Hypothesis

Test faster, fix more

This is one of the most common first questions about Hypothesis.

People generally assume that the number of tests run will depend on the specific strategies used, but that’s generally not the case. Instead Hypothesis has a fairly fixed set of heuristics to determine how many times to run, which are mostly independent of the data being generated.

But how many runs is that?

The short answer is 200. Assuming you have a default configuration and everything is running smoothly, Hypothesis will run your test 200 times.

The longer answer is “It’s complicated”. It will depend on the exact behaviour of your tests and the value of some settings. In this article I’ll try to clear up some of the specifics of which settings affect the answer and how.

Advance warning: This is a set of heuristics built up over time. It’s probably not the best choice of heuristics, but it mostly seems to work well in practice. It will hopefully be replaced with a simpler set of rules at some point.

The first setting that affects how many times the test function will be called is the timeout setting. This specifies a maximum amount of time for Hypothesis to run your tests for. Once that has exceeded it will stop and not run any more (note: This is a soft limit, so it won’t interrupt a test midway through).

The result of this is that slow tests may get run fewer times. By default the timeout is one minute, which is high enough that most tests shouldn’t hit it, if your tests take somewhere in the region of 300-400ms on average they will start to hit the timeout.

The timeout is respected regardless of whether the test passes or fails, but other than that the behaviour for a passing test is very different from a failing one.

Passing tests

For the passing case there are two other settings that affect the answer: max_examples and max_iterations.

In the normal case, max_examples is what you can think of as the number of test runs. The difference comes when you start using assume or filter (and a few other cases).

Hypothesis distinguishes between a valid test run and an invalid one

  • if assume has been called with a falsey value or at some point in the generation process it got stuck (e.g. because filter couldn’t find any satisfying examples) it aborts the example and starts again from the beginning. max_examples counts only valid examples while max_iterations counts all examples, valid or otherwise. Some duplicate tests will also be considered invalid (though Hypothesis can’t distinguish all duplicates. e.g. if you did integers().map(lambda x: 1) it would think you had many distinct values when you only had one). The default value for max_iterations is currently 1000.
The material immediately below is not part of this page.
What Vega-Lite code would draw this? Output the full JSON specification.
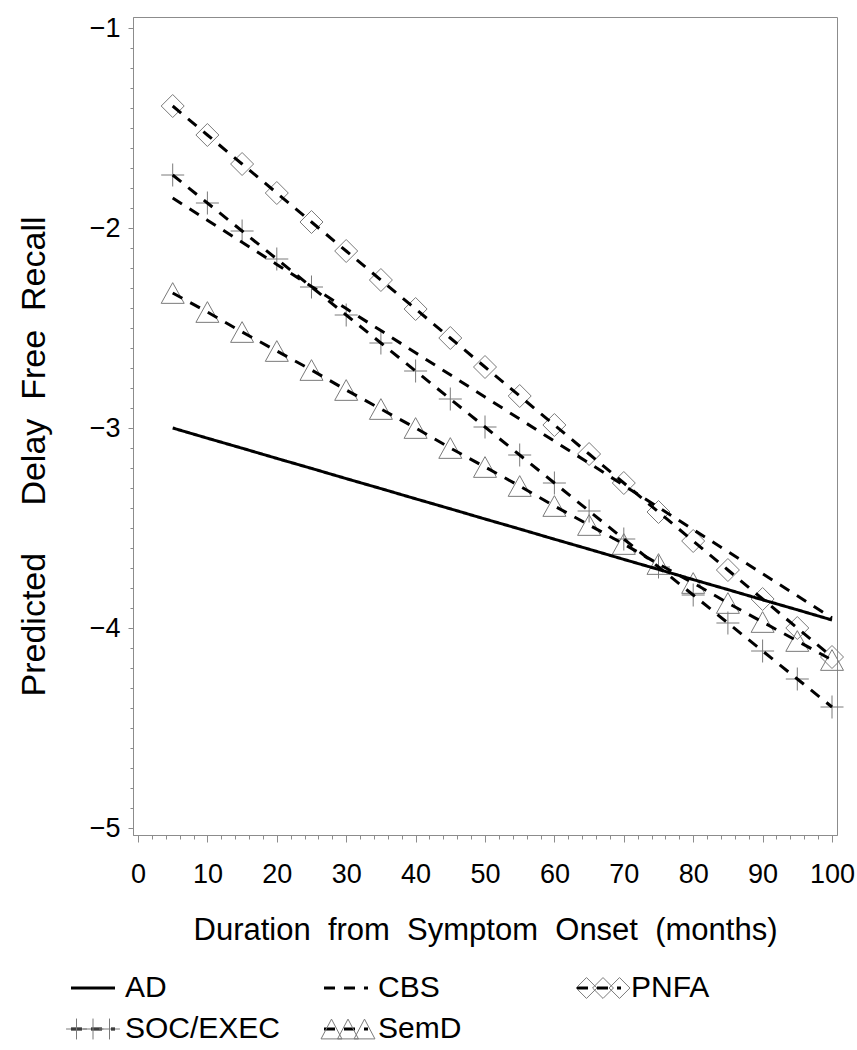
{
  "$schema": "https://vega.github.io/schema/vega-lite/v6.json",
  "width": 704,
  "height": 818,
  "autosize": {"type": "none"},
  "padding": {"left": 133, "top": 17, "right": 20, "bottom": 215},
  "background": "white",
  "config": {
    "view": {"stroke": "#8c8c8c", "strokeWidth": 1},
    "font": "Liberation Sans"
  },
  "data": {
    "values": [
      {"month": 5, "group": "AD", "value": -3.00}, {"month": 10, "group": "AD", "value": -3.051}, {"month": 15, "group": "AD", "value": -3.101}, {"month": 20, "group": "AD", "value": -3.152}, {"month": 25, "group": "AD", "value": -3.202}, {"month": 30, "group": "AD", "value": -3.253}, {"month": 35, "group": "AD", "value": -3.303}, {"month": 40, "group": "AD", "value": -3.354}, {"month": 45, "group": "AD", "value": -3.404}, {"month": 50, "group": "AD", "value": -3.455}, {"month": 55, "group": "AD", "value": -3.505}, {"month": 60, "group": "AD", "value": -3.556}, {"month": 65, "group": "AD", "value": -3.606}, {"month": 70, "group": "AD", "value": -3.657}, {"month": 75, "group": "AD", "value": -3.707}, {"month": 80, "group": "AD", "value": -3.758}, {"month": 85, "group": "AD", "value": -3.808}, {"month": 90, "group": "AD", "value": -3.859}, {"month": 95, "group": "AD", "value": -3.909}, {"month": 100, "group": "AD", "value": -3.96},
      {"month": 5, "group": "CBS", "value": -1.85}, {"month": 10, "group": "CBS", "value": -1.961}, {"month": 15, "group": "CBS", "value": -2.071}, {"month": 20, "group": "CBS", "value": -2.182}, {"month": 25, "group": "CBS", "value": -2.292}, {"month": 30, "group": "CBS", "value": -2.403}, {"month": 35, "group": "CBS", "value": -2.513}, {"month": 40, "group": "CBS", "value": -2.624}, {"month": 45, "group": "CBS", "value": -2.734}, {"month": 50, "group": "CBS", "value": -2.845}, {"month": 55, "group": "CBS", "value": -2.955}, {"month": 60, "group": "CBS", "value": -3.066}, {"month": 65, "group": "CBS", "value": -3.176}, {"month": 70, "group": "CBS", "value": -3.287}, {"month": 75, "group": "CBS", "value": -3.397}, {"month": 80, "group": "CBS", "value": -3.508}, {"month": 85, "group": "CBS", "value": -3.618}, {"month": 90, "group": "CBS", "value": -3.729}, {"month": 95, "group": "CBS", "value": -3.839}, {"month": 100, "group": "CBS", "value": -3.95},
      {"month": 5, "group": "PNFA", "value": -1.39}, {"month": 10, "group": "PNFA", "value": -1.535}, {"month": 15, "group": "PNFA", "value": -1.68}, {"month": 20, "group": "PNFA", "value": -1.825}, {"month": 25, "group": "PNFA", "value": -1.97}, {"month": 30, "group": "PNFA", "value": -2.115}, {"month": 35, "group": "PNFA", "value": -2.26}, {"month": 40, "group": "PNFA", "value": -2.405}, {"month": 45, "group": "PNFA", "value": -2.55}, {"month": 50, "group": "PNFA", "value": -2.695}, {"month": 55, "group": "PNFA", "value": -2.84}, {"month": 60, "group": "PNFA", "value": -2.985}, {"month": 65, "group": "PNFA", "value": -3.13}, {"month": 70, "group": "PNFA", "value": -3.275}, {"month": 75, "group": "PNFA", "value": -3.42}, {"month": 80, "group": "PNFA", "value": -3.565}, {"month": 85, "group": "PNFA", "value": -3.71}, {"month": 90, "group": "PNFA", "value": -3.855}, {"month": 95, "group": "PNFA", "value": -4.00}, {"month": 100, "group": "PNFA", "value": -4.145},
      {"month": 5, "group": "SOC/EXEC", "value": -1.735}, {"month": 10, "group": "SOC/EXEC", "value": -1.875}, {"month": 15, "group": "SOC/EXEC", "value": -2.015}, {"month": 20, "group": "SOC/EXEC", "value": -2.155}, {"month": 25, "group": "SOC/EXEC", "value": -2.295}, {"month": 30, "group": "SOC/EXEC", "value": -2.435}, {"month": 35, "group": "SOC/EXEC", "value": -2.575}, {"month": 40, "group": "SOC/EXEC", "value": -2.715}, {"month": 45, "group": "SOC/EXEC", "value": -2.855}, {"month": 50, "group": "SOC/EXEC", "value": -2.995}, {"month": 55, "group": "SOC/EXEC", "value": -3.135}, {"month": 60, "group": "SOC/EXEC", "value": -3.275}, {"month": 65, "group": "SOC/EXEC", "value": -3.415}, {"month": 70, "group": "SOC/EXEC", "value": -3.555}, {"month": 75, "group": "SOC/EXEC", "value": -3.695}, {"month": 80, "group": "SOC/EXEC", "value": -3.835}, {"month": 85, "group": "SOC/EXEC", "value": -3.975}, {"month": 90, "group": "SOC/EXEC", "value": -4.115}, {"month": 95, "group": "SOC/EXEC", "value": -4.255}, {"month": 100, "group": "SOC/EXEC", "value": -4.395},
      {"month": 5, "group": "SemD", "value": -2.325}, {"month": 10, "group": "SemD", "value": -2.42}, {"month": 15, "group": "SemD", "value": -2.52}, {"month": 20, "group": "SemD", "value": -2.615}, {"month": 25, "group": "SemD", "value": -2.71}, {"month": 30, "group": "SemD", "value": -2.81}, {"month": 35, "group": "SemD", "value": -2.905}, {"month": 40, "group": "SemD", "value": -3.00}, {"month": 45, "group": "SemD", "value": -3.10}, {"month": 50, "group": "SemD", "value": -3.195}, {"month": 55, "group": "SemD", "value": -3.29}, {"month": 60, "group": "SemD", "value": -3.39}, {"month": 65, "group": "SemD", "value": -3.485}, {"month": 70, "group": "SemD", "value": -3.58}, {"month": 75, "group": "SemD", "value": -3.68}, {"month": 80, "group": "SemD", "value": -3.775}, {"month": 85, "group": "SemD", "value": -3.875}, {"month": 90, "group": "SemD", "value": -3.97}, {"month": 95, "group": "SemD", "value": -4.065}, {"month": 100, "group": "SemD", "value": -4.16}
    ]
  },
  "resolve": {"axis": {"x": "independent", "y": "independent"}, "scale": {"shape": "independent"}},
  "layer": [
    {
      "transform": [{"filter": "datum.group !== 'AD' && datum.group !== 'CBS'"}],
      "mark": {"type": "point", "filled": false, "color": "#7a7a7a", "strokeWidth": 1, "size": 529, "opacity": 1},
      "encoding": {
        "x": {
          "field": "month", "type": "quantitative",
          "scale": {"domain": [-0.72, 100.72], "nice": false, "zero": false},
          "axis": {"orient": "bottom", "values": [2,4,6,8,12,14,16,18,22,24,26,28,32,34,36,38,42,44,46,48,52,54,56,58,62,64,66,68,72,74,76,78,82,84,86,88,92,94,96,98], "labels": false, "domain": false, "grid": false, "tickSize": 4, "tickColor": "#8c8c8c", "title": null}
        },
        "y": {
          "field": "value", "type": "quantitative",
          "scale": {"domain": [-5.035, -0.945], "nice": false, "zero": false},
          "axis": {"orient": "left", "values": [-4.9,-4.8,-4.7,-4.6,-4.5,-4.4,-4.3,-4.2,-4.1,-3.9,-3.8,-3.7,-3.6,-3.5,-3.4,-3.3,-3.2,-3.1,-2.9,-2.8,-2.7,-2.6,-2.5,-2.4,-2.3,-2.2,-2.1,-1.9,-1.8,-1.7,-1.6,-1.5,-1.4,-1.3,-1.2,-1.1], "labels": false, "domain": false, "grid": false, "tickSize": 3, "tickColor": "#8c8c8c", "title": null}
        },
        "shape": {
          "field": "group", "type": "nominal",
          "scale": {
            "domain": ["PNFA", "SOC/EXEC", "SemD"],
            "range": ["diamond", "M-1,0L1,0M0,-1L0,1", "M0,-0.9L1,0.9L-1,0.9Z"]
          },
          "legend": null
        }
      }
    },
    {
      "mark": {"type": "point", "filled": false, "color": "#7a7a7a", "strokeWidth": 1, "size": 484, "opacity": 0},
      "encoding": {
        "x": {"field": "month", "type": "quantitative", "scale": {"domain": [-0.72, 100.72], "nice": false, "zero": false}, "axis": null},
        "y": {"field": "value", "type": "quantitative", "scale": {"domain": [-5.035, -0.945], "nice": false, "zero": false}, "axis": null},
        "shape": {
          "field": "group", "type": "nominal",
          "scale": {
            "domain": ["AD", "CBS", "PNFA", "SOC/EXEC", "SemD"],
            "range": ["M0,0", "M0,0",
              "M-2.45,0L-1.5,-0.95L-0.55,0L-1.5,0.95Z M-0.95,0L0,-0.95L0.95,0L0,0.95Z M0.55,0L1.5,-0.95L2.45,0L1.5,0.95Z",
              "M-2.45,0L-0.55,0M-1.5,-0.95L-1.5,0.95M-0.95,0L0.95,0M0,-0.95L0,0.95M0.55,0L2.45,0M1.5,-0.95L1.5,0.95",
              "M-2.45,0.9L-1.5,-0.9L-0.55,0.9Z M-0.95,0.9L0,-0.9L0.95,0.9Z M0.55,0.9L1.5,-0.9L2.45,0.9Z"]
          },
          "legend": {
            "orient": "none", "legendX": -55, "legendY": 956, "columns": 3, "direction": "horizontal", "gridAlign": "all",
            "columnPadding": 194, "rowPadding": 11, "padding": 0, "title": null,
            "labelFont": "Liberation Sans", "labelFontSize": 30, "labelExpr": "' '", "labelOffset": 17, "labelLimit": 400,
            "symbolSize": 484, "symbolStrokeColor": "#7a7a7a", "symbolStrokeWidth": 1, "symbolFillColor": "transparent", "symbolOpacity": 1
          }
        }
      }
    },
    {
      "mark": {"type": "line", "color": "black", "strokeWidth": 3, "strokeCap": "butt"},
      "encoding": {
        "x": {
          "field": "month", "type": "quantitative",
          "scale": {"domain": [-0.72, 100.72], "nice": false, "zero": false},
          "axis": {"orient": "bottom", "values": [0,10,20,30,40,50,60,70,80,90,100], "format": "d", "grid": false,
            "domainColor": "#8c8c8c", "tickColor": "#8c8c8c", "tickSize": 7, "labelPadding": 19,
            "labelFont": "Liberation Sans", "labelFontSize": 27, "labelColor": "black", "labelFlush": false, "labelOverlap": false,
            "title": "Duration\u00a0 from\u00a0 Symptom\u00a0 Onset\u00a0 (months)", "titleFont": "Liberation Sans", "titleFontSize": 31, "titleFontWeight": "normal", "titleColor": "black", "titleY": 80}
        },
        "y": {
          "field": "value", "type": "quantitative",
          "scale": {"domain": [-5.035, -0.945], "nice": false, "zero": false},
          "axis": {"orient": "left", "values": [-5,-4,-3,-2,-1], "format": "d", "grid": false,
            "domainColor": "#8c8c8c", "tickColor": "#8c8c8c", "tickSize": 5, "labelPadding": 8,
            "labelFont": "Liberation Sans", "labelFontSize": 27, "labelColor": "black", "labelFlush": false, "labelOverlap": false,
            "title": "Predicted\u00a0 \u00a0 \u00a0Delay\u00a0 Free\u00a0 Recall", "titleFont": "Liberation Sans", "titleFontSize": 34, "titleFontWeight": "normal", "titleColor": "black", "titleX": -82, "titleY": 439}
        },
        "strokeDash": {
          "field": "group", "type": "nominal",
          "scale": {"range": [[1, 0], [11, 9], [11, 9], [11, 9], [11, 9]]},
          "legend": {
            "orient": "none", "legendX": -55, "legendY": 956, "columns": 3, "direction": "horizontal", "gridAlign": "all",
            "columnPadding": 37, "rowPadding": 11, "padding": 0, "title": null,
            "labelFont": "Liberation Sans", "labelFontSize": 30, "labelColor": "black", "labelOffset": 17, "labelLimit": 400,
            "symbolSize": 484, "symbolType": "M-2,0L2,0", "symbolStrokeColor": "black", "symbolStrokeWidth": 3
          }
        }
      }
    }
  ]
}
To see why it’s important to have the max_iterations limit, consider something like:

from hypothesis import given, assume, strategies as st

@given(st.integers())
def test_stuff(i):
    assume(False)

Then without a limit on invalid examples this would run forever.

Conversely however, treating valid examples specially is useful because otherwise even casual use of assume would reduce the number of tests you run, reducing the quality of your testing.

Another thing to note here is that the test with assume(False) will actually fail, raising:

hypothesis.errors.Unsatisfiable: Unable to satisfy assumptions of hypothesis test_stuff. Only 0 examples considered satisfied assumptions

This is because of the min_satisfying_examples setting: If Hypothesis couldn’t find enough valid test cases then it will fail the test rather than silently doing the wrong thing.

min_satisfying_examples will never increase the number of tests run, only fail the test if that number of valid examples haven’t been run. If you’re hitting this failure you can either turn it down or turn the timeout or max_iterations up. Better, you can figure out why you’re hitting that and fix it, because it’s probably a sign you’re not getting much benefit out of Hypothesis.

Failing tests

If in the course of normal execution Hypothesis finds an example which causes your test to fail, it switches into shrinking mode.

Shrinking mode tries to take your example and produce a smaller one. It ignores max_examples and max_iterations but respects timeout. It also respects one additional setting: max_shrinks.

max_shrinks is the maximum number of failing tests that Hypothesis will see before it stops. It may try any number of valid or invalid examples in the course of shrinking. This is because failing examples tend to be a lot rarer than passing or invalid examples, so it makes more sense to limit based on that if we want to get good examples out at the end.

Once Hypothesis has finished shrinking it will run your test once more to replay it for display: In the final run only it will print out the example and any notes, and will let the exception bubble up to the test runner to be handled as normal.

In Conclusion

“It’s complicated”.

These heuristics are probably not the best. They’ve evolved over time, and are definitely not the ones that you or I would obviously come up with if you sat down and designed the system from scratch.

Fortunately, you’re not expected to know these heuristics by heart and mostly shouldn’t have to. I’m working on a new feature that will help show how many examples Hypothesis has tried and help debug why it’s stopped at that point. Hopefully it will be coming in a release in the near future.